Enquanto a rainha Ginga continuava a reclamar a devolução dos cidadãos donga feitos prisioneiros pelos portugueses, estes estavam bem mais preocupados em enviar cada vez mais escravos para as minas do Brasil. Fernão de Sousa não gostava da sua homónima Ana e resolveu tirar-lhe o tapete de debaixo dos pés. Ignorando por completo a sua popularidade, nomeou Ari Quiluangi, um parente afastado de Ginga, como rei de toda a região, apeando-a de todos os poderes.

Ari ganhou o nome cristão de Felipe e um comandante para os seus exércitos, o capitão-mor Bento Banha Cardoso, e a rainha deposta renegou, por sua vez, o seu catolicismo – Ana de Sousa viria a ser para o resto dos seus dias a rainha Ginga.
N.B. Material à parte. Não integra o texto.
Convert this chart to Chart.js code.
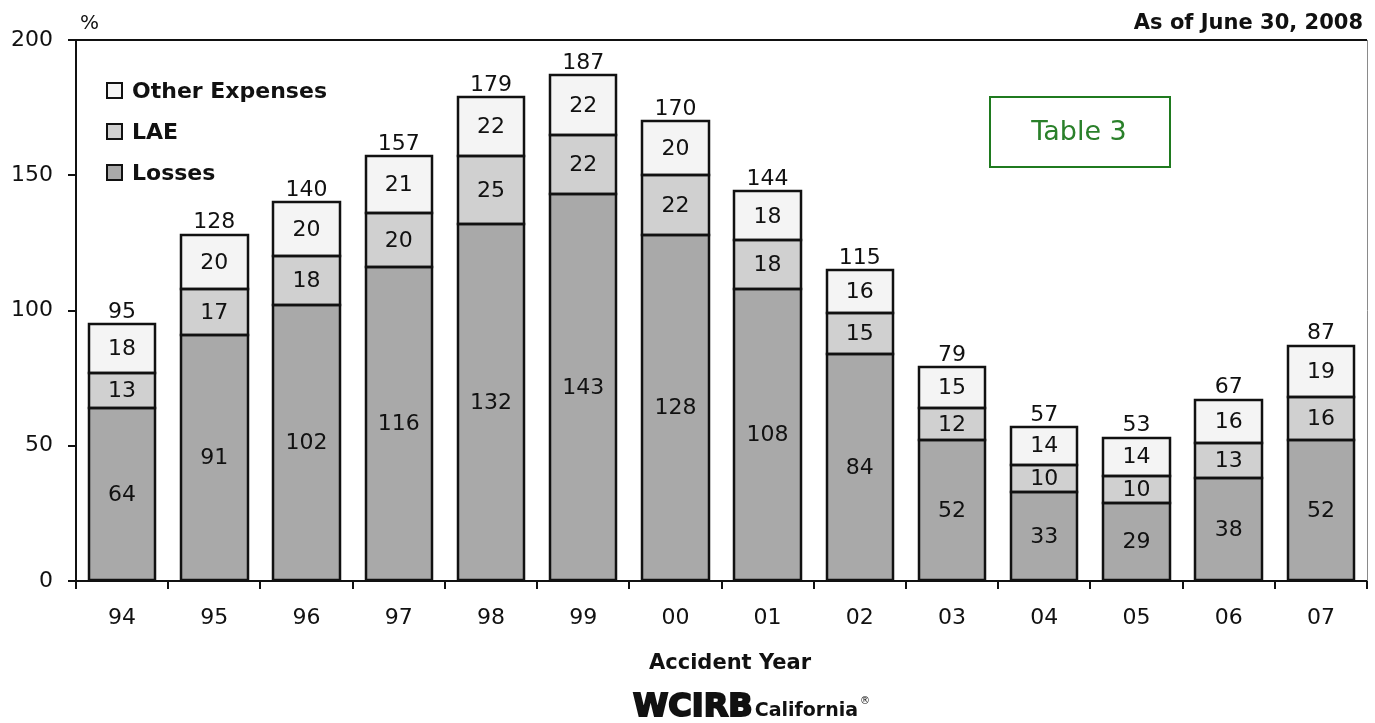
<!DOCTYPE html>
<html>
<head>
<meta charset="utf-8">
<script src="https://cdn.jsdelivr.net/npm/chart.js@4"></script>
<style>
  html, body { margin: 0; padding: 0; background: #fff; }
  #wrap { width: 1375px; height: 723px; position: relative; }
</style>
</head>
<body>
<div id="wrap"><canvas id="lossChart"></canvas></div>
<script>
const years = ['94', '95', '96', '97', '98', '99', '00', '01', '02', '03', '04', '05', '06', '07'];
const losses = [64, 91, 102, 116, 132, 143, 128, 108, 84, 52, 33, 29, 38, 52];
const lae = [13, 17, 18, 20, 25, 22, 22, 18, 15, 12, 10, 10, 13, 16];
const otherExpenses = [18, 20, 20, 21, 22, 22, 20, 18, 16, 15, 14, 14, 16, 19];
const totals = [95, 128, 140, 157, 179, 187, 170, 144, 115, 79, 57, 53, 67, 87];
const yTicks = [0, 50, 100, 150, 200];

const ink = '#111';
const face = '"DejaVu Sans", Verdana, sans-serif';
const fillColors = ['#a9a9a9', '#d0d0d0', '#f4f4f4'];
const legendNames = ['Other Expenses', 'LAE', 'Losses'];

// outlines, labels inside each segment + totals on top
const labelPlugin = {
    id: 'segmentLabels',
    afterDatasetsDraw(chart) {
        const ctx = chart.ctx;
        ctx.save();
        ctx.strokeStyle = ink;
        ctx.lineWidth = 2.5;
        chart.data.datasets.forEach((ds, i) => {
            chart.getDatasetMeta(i).data.forEach(bar => {
                const l = Math.round(bar.x - bar.width / 2);
                const r = Math.round(bar.x + bar.width / 2);
                const t = Math.round(bar.y);
                const b = Math.round(bar.base);
                ctx.strokeRect(l, t, r - l, b - t);
            });
        });

        ctx.fillStyle = ink;
        ctx.font = '22px ' + face;
        ctx.textAlign = 'center';
        ctx.textBaseline = 'middle';
        chart.data.datasets.forEach((ds, i) => {
            chart.getDatasetMeta(i).data.forEach((bar, j) => {
                ctx.fillText(String(ds.data[j]), bar.x, (bar.y + bar.base) / 2 + 1);
            });
        });
        const top = chart.getDatasetMeta(2).data;
        ctx.textBaseline = 'bottom';
        top.forEach((bar, j) => {
            ctx.fillText(String(totals[j]), bar.x, bar.y - 1);
        });
        ctx.restore();
    }
};

const decorPlugin = {
    id: 'decor',
    afterDraw(chart) {
        const ctx = chart.ctx;
        const a = chart.chartArea;
        ctx.save();

        // frame: top line and thin right edge
        ctx.strokeStyle = ink;
        ctx.lineWidth = 2;
        ctx.beginPath();
        ctx.moveTo(a.left - 8, a.top);
        ctx.lineTo(a.right, a.top);
        ctx.stroke();
        ctx.strokeStyle = '#8a8a8a';
        ctx.lineWidth = 1;
        ctx.beginPath();
        ctx.moveTo(a.right + 0.5, a.top);
        ctx.lineTo(a.right + 0.5, a.bottom);
        ctx.stroke();

        ctx.fillStyle = ink;
        ctx.font = '20px ' + face;
        ctx.textBaseline = 'alphabetic';
        ctx.textAlign = 'left';
        ctx.fillText('%', 80, 29);

        ctx.font = 'bold 21px ' + face;
        ctx.textAlign = 'right';
        ctx.fillText('As of June 30, 2008', 1363, 29);

        // legend
        ctx.textAlign = 'left';
        ctx.textBaseline = 'middle';
        ctx.font = 'bold 22px ' + face;
        legendNames.forEach((name, k) => {
            const cy = 91 + k * 41;
            ctx.fillStyle = fillColors[2 - k];
            ctx.fillRect(107, cy - 8, 15, 15);
            ctx.strokeStyle = ink;
            ctx.lineWidth = 2;
            ctx.strokeRect(107, cy - 8, 15, 15);
            ctx.fillStyle = ink;
            ctx.fillText(name, 132, cy + 1);
        });

        // Table 3 box
        ctx.strokeStyle = '#1f7a1f';
        ctx.lineWidth = 2;
        ctx.strokeRect(990, 97, 180, 70);
        ctx.fillStyle = '#2a802a';
        ctx.font = '27px ' + face;
        ctx.textAlign = 'center';
        ctx.fillText('Table 3', 1079, 133);

        // axis title
        ctx.fillStyle = ink;
        ctx.font = 'bold 21px ' + face;
        ctx.fillText('Accident Year', 730, 664);

        // logo
        ctx.textAlign = 'left';
        ctx.textBaseline = 'alphabetic';
        ctx.font = 'bold 32px ' + face;
        ctx.lineWidth = 2;
        ctx.strokeStyle = ink;
        ctx.strokeText('WCIRB', 633, 716);
        ctx.fillText('WCIRB', 633, 716);
        const w = ctx.measureText('WCIRB').width;
        ctx.font = 'bold 19px ' + face;
        ctx.fillText('California', 633 + w + 2, 716);
        const w2 = ctx.measureText('California').width;
        ctx.font = '10px ' + face;
        ctx.fillText('®', 633 + w + w2 + 4, 704);
        ctx.restore();
    }
};

const lossCtx = document.getElementById('lossChart');

new Chart(lossCtx, {
    type: 'bar',
    data: {
        labels: years,
        datasets: [
            { label: 'Losses', data: losses, backgroundColor: fillColors[0] },
            { label: 'LAE', data: lae, backgroundColor: fillColors[1] },
            { label: 'Other Expenses', data: otherExpenses, backgroundColor: fillColors[2] }
        ].map(ds => Object.assign(ds, {
            borderWidth: 0,
            barPercentage: 0.72,
            categoryPercentage: 1
        }))
    },
    options: {
        responsive: true,
        maintainAspectRatio: false,
        animation: false,
        layout: { padding: { top: 40, right: 8, left: 0, bottom: 0 } },
        plugins: {
            legend: { display: false },
            tooltip: { enabled: false }
        },
        scales: {
            x: {
                stacked: true,
                afterFit(scale) { scale.height = 142; },
                grid: {
                    offset: true,
                    drawOnChartArea: false,
                    tickLength: 8,
                    color: ink,
                    lineWidth: 2
                },
                border: { color: ink, width: 2 },
                ticks: {
                    color: ink,
                    padding: 16,
                    font: { family: face, size: 22 }
                }
            },
            y: {
                stacked: true,
                min: 0,
                max: 200,
                afterFit(scale) { scale.width = 76; },
                afterBuildTicks(scale) { scale.ticks = yTicks.map(v => ({ value: v })); },
                grid: {
                    drawOnChartArea: false,
                    tickLength: 8,
                    color: ink,
                    lineWidth: 2
                },
                border: { color: ink, width: 2 },
                ticks: {
                    color: ink,
                    padding: 15,
                    font: { family: face, size: 22 }
                }
            }
        }
    },
    plugins: [labelPlugin, decorPlugin]
});
</script>
</body>
</html>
Felipe III de Espanha, II de Portugal, tratou de receber de Ari Quiluangi os 100 escravos acordados no plano de tomada de poder. 

Ginga passa a ser um inimigo sem escrúpulos, a protagonista que uma guerra que durou até ao dia da sua sua morte, a 17 de Dezembro de 1663, já Portugal recuperara a sua independência. Ginga não teve nojo de se aliar aos holandeses que, aproveitando a tomada do poder dos espanhóis sobre Lisboa, e lançaram como falcões sobre as colónias lusitanas e os seus tráfegos de mercadorias, tendo mesmo chegado ao ponto de tomarem Luanda.

Em 1645, a rainha Ginga protagoniza um daqueles episódios tão abjeto para os vencidos como glorioso para os vencedores – cercou o acampamento de Massangano e trucidou todos os portugueses que aí viviam. Só sobre a vigência do governador Salvador Correia de Sá é que as negociações pela paz são retomadas.

Em Outubro de 1656, é assinado um acordo: cento e trinta e seis escravos em poder dos portugueses são trocados pela muito pouca valiosa irmã de Ginga, Bárbara. A mulher que desafiara o império resolveu morrer como uma devota entre monges capuchinhos. Atingira a idade de 87 anos… Estava cansada de guerra.